Tales – Mystery and Occultism, Edgar Allan Poe (1904)

October 13th, 2009

This is Volume 5 of Funk and Wagnalls’ The Works of Edgar Allan Poe in Ten volumes. I have it because it has been in my family for over 100 years and is signed by C.S. Tuthill on the front page with the address 300 Washington Ave. where the Tuthills lived with the Mansfield family in Nyack, NY after the Civil War. I am descended from both the Tuthills and Mansfields, but C.S. Tuthill would have been a cousin of my great grandfather.

I was very careful of the book, which is in decent condition considering its age and the generations of Tuthills, Mansfields, Hunts and now Grahams who have read it. My Mother gave it to me because she did not want it in the house any more. My brothers are not readers.

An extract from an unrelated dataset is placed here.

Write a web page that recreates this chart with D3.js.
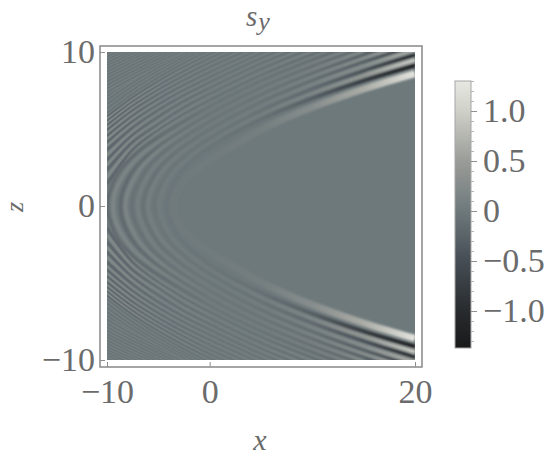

The stories consist of The Gold Bug, The Imp of the Perverse and seven of Poe’s lesser works, which I have not read before. There is a reason that I had never encountered works such as Mesmeric Revelation and Metzengerstein. The seven stories that I had never read were not very good. As stories they failed in construction and execution. Several had wonderful ideas or great feelings of mood, but none was without a serious flaw.

The Gold Bug and The Imp of the Perverse have been included in any good Poe collection for 150 years. The Gold Bug is an interesting story, although it seems made of thrown together parts. It is still a good read and deserves to be remembered. The Imp of the Perverse is a wonderful discussion of Poe’s own philosophy of psychology and describes the subconscious or id, long before Freud. The story is less powerful, but the impact of the philosophical preface to the dramatic ending works very well. This, too, deserves to be remembered.

Stories like Von Kemplemen and His Discovery do not need to be read by anyone except literary historians. The rest of the stories have few high points and I think that Poe was quite drunk when he knocked them off. Some Words with a Mummy, is a funny story, but not worth the effort. If I was going to write a story about resurrecting a 4,000 year old mummy, I think it would end in more than a joke.

The several stories about mesmerizing dying people to communicate with them after death are unpleasant and gruesome, and not at all entertaining.

William Wilson, a story about a man’s rivalry with another man who looks like him and has the same name is predictable and the ending is poorly done.

The Man in the Crowd, about a man who follows a crazy man through the streets of London to find his story, is interesting until one finds out that the crazy man’s story is that he is just crazy.

Metzengerstein is the story of a man who rides a horse that magically appears from the remnant of an ancient tapestry. I am not sure what else it was about.

I am forced to conclude that Poe produced at least three bad stories for every classic that he ever wrote, and that the name Poe applied to a story is no guarantee that it is a good story.

There are plenty of great story ideas here, though, even if they are not carried out well. The conversation with a mummy idea alone is worth the price of admission and I think the play "the Mummy" and later the movies by the same name were inspired by it. The original idea would make a good modern story, and I may write it someday. The story of a two men with the same name has also inspired me to plot out a short story about modern identity theft that goes well beyond Poe’s original idea. There is grist for the mill everywhere, even in Edgar Allan Poe’s lesser works.